Fairy tales and their contemporary counterparts—superhero tales, science fiction, fantasy—shape our collective ideas about what it means to be powerful and beautiful. “Fairy tales and fables are never only stories. They are the scaffolding by which we understand crucial things,” Leduc writes. “Fairness, hierarchy, patterns of behaviour; who deserves a happy ending and who doesn’t…what happy endings mean in both the imagination and the world.” Depictions of disability shape our lived experienced and real-world perception of disability, for both the disabled reader and the abled reader. “‘It’s not Halloween, take off the mask,’ a stranger yelled to me from his car window, as I walked home from class,” Ariel Henley, a writer with a facial difference, writes in an article for Vice; media representation of facial difference and disfigurement has a real impact on her life and how people in public view her.

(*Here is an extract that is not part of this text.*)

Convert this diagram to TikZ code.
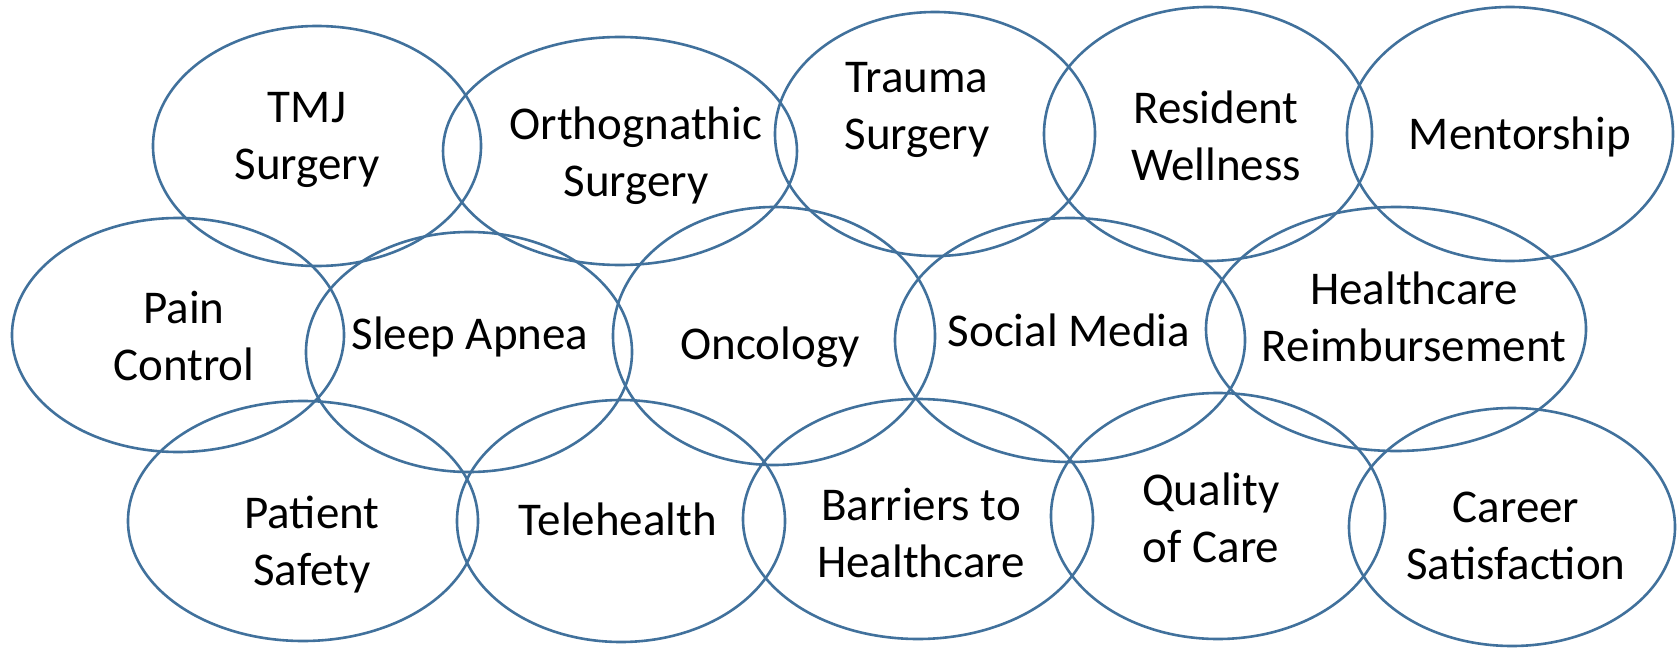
\documentclass[tikz,border=0pt]{standalone}
\usepackage{fontspec}
\setmainfont{Carlito}
\usepackage{xcolor}
\usepackage{tikz}

\definecolor{ringblue}{RGB}{65,113,156}

\begin{document}
\begin{tikzpicture}[x=0.5pt,y=-0.5pt,
  ring/.style={draw=ringblue, line width=1.3pt},
  topic/.style={align=center, inner sep=0pt, font=\fontsize{23.5}{28.5}\selectfont}]
\useasboundingbox (0,0) rectangle (1677,648);

% Centres of the circles
\coordinate (TMJ) at (317,146);
\coordinate (ORT) at (620,151);
\coordinate (TRA) at (935,134);
\coordinate (RES) at (1208,134);
\coordinate (MEN) at (1510,134);
\coordinate (PAI) at (178,335);
\coordinate (SLE) at (469,352);
\coordinate (ONC) at (774,336);
\coordinate (SOC) at (1070,340);
\coordinate (HEA) at (1396,329);
\coordinate (PAT) at (303,521);
\coordinate (TEL) at (621,521);
\coordinate (BAR) at (918,519);
\coordinate (QUA) at (1218,516);
\coordinate (CAR) at (1512,527);

% Top row
\draw[ring] (TMJ) ellipse [x radius=164, y radius=120];
\draw[ring] (ORT) ellipse [x radius=177, y radius=114];
\draw[ring] (TRA) ellipse [x radius=160, y radius=122];
\draw[ring] (RES) ellipse [x radius=164, y radius=127];
\draw[ring] (MEN) ellipse [x radius=163, y radius=127];

% Middle row
\draw[ring] (PAI) ellipse [x radius=166, y radius=117];
\draw[ring] (SLE) ellipse [x radius=163, y radius=120];
\draw[ring] (ONC) ellipse [x radius=161, y radius=129];
\draw[ring] (SOC) ellipse [x radius=175, y radius=122];
\draw[ring] (HEA) ellipse [x radius=190, y radius=122];

% Bottom row
\draw[ring] (PAT) ellipse [x radius=175, y radius=120];
\draw[ring] (TEL) ellipse [x radius=164, y radius=121];
\draw[ring] (BAR) ellipse [x radius=175, y radius=120];
\draw[ring] (QUA) ellipse [x radius=167, y radius=123];
\draw[ring] (CAR) ellipse [x radius=163, y radius=119];

% Labels
\node[topic] (tmj) at (307,140) {TMJ\\Surgery};
\node[topic] (ortho) at (636,156) {Orthognathic\\Surgery};
\node[topic] (trauma) at (917,110) {Trauma\\Surgery};
\node[topic] (wellness) at (1216,136) {Resident\\Wellness};
\node[topic] (mentor) at (1520,137) {Mentorship};
\node[topic] (pain) at (184,336) {Pain\\Control};
\node[topic] (apnea) at (470,337) {Sleep Apnea};
\node[topic] (onco) at (770,347) {Oncology};
\node[topic] (social) at (1069,330) {Social Media};
\node[topic] (reimb) at (1414,317) {Healthcare\\Reimbursement};
\node[topic] (safety) at (312,545) {Patient\\Safety};
\node[topic] (tele) at (618,519) {Telehealth};
\node[topic] (barrier) at (921,533) {Barriers to\\Healthcare};
\node[topic] (quality) at (1211,518) {Quality\\of Care};
\node[topic] (career) at (1516,536) {Career\\Satisfaction};
\end{tikzpicture}
\end{document}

What happens when we allow disabled writers to tell stories of disability within fairytales and in magical and supernatural settings? It is a reimagining of the fairy tale canon we need. Leduc dares to dream of a world that most stories envision is unattainable. “I want stories where people are not applauded for embracing difference but instead reshape the world so difference is the norm,” she writes. “It is the world’s responsibility to make space for my body, my words, my lopsided gait—our bodies, our words, our ways of moving through the world.”